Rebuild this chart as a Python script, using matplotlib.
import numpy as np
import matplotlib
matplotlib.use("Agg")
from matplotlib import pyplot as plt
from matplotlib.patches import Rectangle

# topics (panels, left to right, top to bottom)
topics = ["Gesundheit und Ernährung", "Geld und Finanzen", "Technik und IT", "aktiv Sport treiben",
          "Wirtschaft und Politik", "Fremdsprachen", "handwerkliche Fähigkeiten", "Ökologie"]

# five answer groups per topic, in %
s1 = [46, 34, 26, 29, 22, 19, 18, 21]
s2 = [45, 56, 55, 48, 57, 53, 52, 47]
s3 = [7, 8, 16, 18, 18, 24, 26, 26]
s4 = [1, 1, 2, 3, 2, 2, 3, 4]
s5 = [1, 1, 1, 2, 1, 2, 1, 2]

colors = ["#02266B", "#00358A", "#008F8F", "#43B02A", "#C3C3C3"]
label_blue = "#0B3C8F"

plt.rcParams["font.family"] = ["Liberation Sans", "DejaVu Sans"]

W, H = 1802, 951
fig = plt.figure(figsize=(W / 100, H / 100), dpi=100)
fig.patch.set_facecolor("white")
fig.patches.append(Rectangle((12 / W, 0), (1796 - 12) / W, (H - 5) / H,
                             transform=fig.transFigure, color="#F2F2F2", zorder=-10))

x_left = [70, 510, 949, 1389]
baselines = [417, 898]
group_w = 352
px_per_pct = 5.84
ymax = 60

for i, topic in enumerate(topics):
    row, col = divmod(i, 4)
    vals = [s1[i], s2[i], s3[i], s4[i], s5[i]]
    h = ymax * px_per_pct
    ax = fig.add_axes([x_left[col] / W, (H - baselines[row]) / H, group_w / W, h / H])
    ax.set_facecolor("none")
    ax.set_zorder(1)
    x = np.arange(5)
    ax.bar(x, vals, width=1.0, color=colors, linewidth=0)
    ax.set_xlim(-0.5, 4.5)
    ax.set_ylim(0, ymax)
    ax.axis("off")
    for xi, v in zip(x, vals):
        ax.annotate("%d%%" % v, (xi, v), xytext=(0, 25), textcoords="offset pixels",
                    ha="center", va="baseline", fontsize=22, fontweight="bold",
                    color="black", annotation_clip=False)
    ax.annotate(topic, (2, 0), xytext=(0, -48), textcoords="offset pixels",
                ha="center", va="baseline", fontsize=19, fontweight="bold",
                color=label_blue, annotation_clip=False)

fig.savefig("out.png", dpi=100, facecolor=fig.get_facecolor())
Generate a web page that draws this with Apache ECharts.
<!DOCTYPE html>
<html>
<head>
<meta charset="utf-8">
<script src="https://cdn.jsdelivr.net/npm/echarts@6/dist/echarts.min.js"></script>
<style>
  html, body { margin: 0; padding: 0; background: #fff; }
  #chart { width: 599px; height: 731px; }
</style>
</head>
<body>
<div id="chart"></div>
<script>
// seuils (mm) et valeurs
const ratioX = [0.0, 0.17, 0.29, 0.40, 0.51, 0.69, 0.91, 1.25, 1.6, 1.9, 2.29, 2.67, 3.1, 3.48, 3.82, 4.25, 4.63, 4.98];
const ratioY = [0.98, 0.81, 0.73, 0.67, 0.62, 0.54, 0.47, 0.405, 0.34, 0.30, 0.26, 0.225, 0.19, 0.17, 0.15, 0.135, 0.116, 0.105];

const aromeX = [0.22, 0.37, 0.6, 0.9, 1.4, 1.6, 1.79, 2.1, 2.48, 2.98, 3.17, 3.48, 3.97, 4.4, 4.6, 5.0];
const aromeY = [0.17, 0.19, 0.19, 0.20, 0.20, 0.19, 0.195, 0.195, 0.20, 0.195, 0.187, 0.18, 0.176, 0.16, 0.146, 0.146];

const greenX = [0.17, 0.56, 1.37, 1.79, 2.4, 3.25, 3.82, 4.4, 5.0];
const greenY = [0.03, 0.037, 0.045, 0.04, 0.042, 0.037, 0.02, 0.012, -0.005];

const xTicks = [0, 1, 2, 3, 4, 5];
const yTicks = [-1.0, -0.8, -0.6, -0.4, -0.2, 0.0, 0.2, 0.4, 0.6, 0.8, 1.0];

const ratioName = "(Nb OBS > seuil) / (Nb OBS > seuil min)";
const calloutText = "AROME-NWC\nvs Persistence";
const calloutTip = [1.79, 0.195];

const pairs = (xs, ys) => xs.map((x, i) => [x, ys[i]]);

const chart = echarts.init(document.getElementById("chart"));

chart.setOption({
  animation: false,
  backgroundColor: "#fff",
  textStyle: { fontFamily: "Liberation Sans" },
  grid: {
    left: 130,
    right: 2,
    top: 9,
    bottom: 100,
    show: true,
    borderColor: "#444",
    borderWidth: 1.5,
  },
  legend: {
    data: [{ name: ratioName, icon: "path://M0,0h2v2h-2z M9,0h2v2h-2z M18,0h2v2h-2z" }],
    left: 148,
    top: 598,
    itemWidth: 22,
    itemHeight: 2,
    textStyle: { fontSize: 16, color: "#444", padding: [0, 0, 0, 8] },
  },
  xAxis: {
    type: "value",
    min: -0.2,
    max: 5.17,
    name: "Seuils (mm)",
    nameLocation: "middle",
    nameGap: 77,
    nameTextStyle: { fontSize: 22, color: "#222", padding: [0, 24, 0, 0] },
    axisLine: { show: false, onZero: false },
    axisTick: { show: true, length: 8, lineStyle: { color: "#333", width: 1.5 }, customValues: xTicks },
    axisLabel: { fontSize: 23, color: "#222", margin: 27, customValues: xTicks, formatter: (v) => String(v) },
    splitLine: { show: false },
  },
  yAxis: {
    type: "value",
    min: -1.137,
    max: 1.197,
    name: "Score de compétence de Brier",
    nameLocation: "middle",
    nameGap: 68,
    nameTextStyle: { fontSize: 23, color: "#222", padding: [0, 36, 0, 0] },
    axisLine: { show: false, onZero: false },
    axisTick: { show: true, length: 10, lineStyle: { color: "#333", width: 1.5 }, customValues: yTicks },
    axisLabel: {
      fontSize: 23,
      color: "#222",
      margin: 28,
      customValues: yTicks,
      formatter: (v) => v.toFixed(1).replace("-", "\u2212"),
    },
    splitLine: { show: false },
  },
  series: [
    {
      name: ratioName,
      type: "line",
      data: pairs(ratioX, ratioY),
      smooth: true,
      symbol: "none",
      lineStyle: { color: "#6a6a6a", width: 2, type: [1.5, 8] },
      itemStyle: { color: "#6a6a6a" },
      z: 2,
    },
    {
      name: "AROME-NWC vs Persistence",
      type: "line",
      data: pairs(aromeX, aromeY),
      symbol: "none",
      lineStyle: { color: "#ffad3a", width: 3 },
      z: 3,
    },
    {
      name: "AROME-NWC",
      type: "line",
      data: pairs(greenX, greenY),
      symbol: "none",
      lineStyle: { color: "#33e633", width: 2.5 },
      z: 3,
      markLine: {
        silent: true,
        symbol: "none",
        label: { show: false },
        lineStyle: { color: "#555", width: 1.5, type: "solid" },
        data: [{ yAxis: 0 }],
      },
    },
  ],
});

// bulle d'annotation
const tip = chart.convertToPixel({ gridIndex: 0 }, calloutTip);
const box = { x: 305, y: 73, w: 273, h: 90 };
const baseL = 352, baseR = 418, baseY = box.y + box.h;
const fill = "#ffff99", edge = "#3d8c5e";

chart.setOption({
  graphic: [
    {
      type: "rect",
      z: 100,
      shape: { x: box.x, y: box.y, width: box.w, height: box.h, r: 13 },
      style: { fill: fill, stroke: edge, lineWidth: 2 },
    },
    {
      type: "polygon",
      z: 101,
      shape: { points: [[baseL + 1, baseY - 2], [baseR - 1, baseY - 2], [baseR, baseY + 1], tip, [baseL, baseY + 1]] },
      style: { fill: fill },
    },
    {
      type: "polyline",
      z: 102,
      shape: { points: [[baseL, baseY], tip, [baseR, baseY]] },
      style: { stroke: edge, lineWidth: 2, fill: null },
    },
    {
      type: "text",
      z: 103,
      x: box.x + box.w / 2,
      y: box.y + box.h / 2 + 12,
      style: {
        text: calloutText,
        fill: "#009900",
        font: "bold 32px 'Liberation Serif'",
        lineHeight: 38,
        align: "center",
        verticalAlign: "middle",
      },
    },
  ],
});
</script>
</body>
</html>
◇ ◇ ◇ ◇
• [Challenge]: Using the entries above, quote each line verbatim from the first through the line that contains "s5 = [1, 1, 1, 2, 1, 2, 1, 2]".

• [Solution to this task]:
Rebuild this chart as a Python script, using matplotlib.
import numpy as np
import matplotlib
matplotlib.use("Agg")
from matplotlib import pyplot as plt
from matplotlib.patches import Rectangle

# topics (panels, left to right, top to bottom)
topics = ["Gesundheit und Ernährung", "Geld und Finanzen", "Technik und IT", "aktiv Sport treiben",
          "Wirtschaft und Politik", "Fremdsprachen", "handwerkliche Fähigkeiten", "Ökologie"]

# five answer groups per topic, in %
s1 = [46, 34, 26, 29, 22, 19, 18, 21]
s2 = [45, 56, 55, 48, 57, 53, 52, 47]
s3 = [7, 8, 16, 18, 18, 24, 26, 26]
s4 = [1, 1, 2, 3, 2, 2, 3, 4]
s5 = [1, 1, 1, 2, 1, 2, 1, 2]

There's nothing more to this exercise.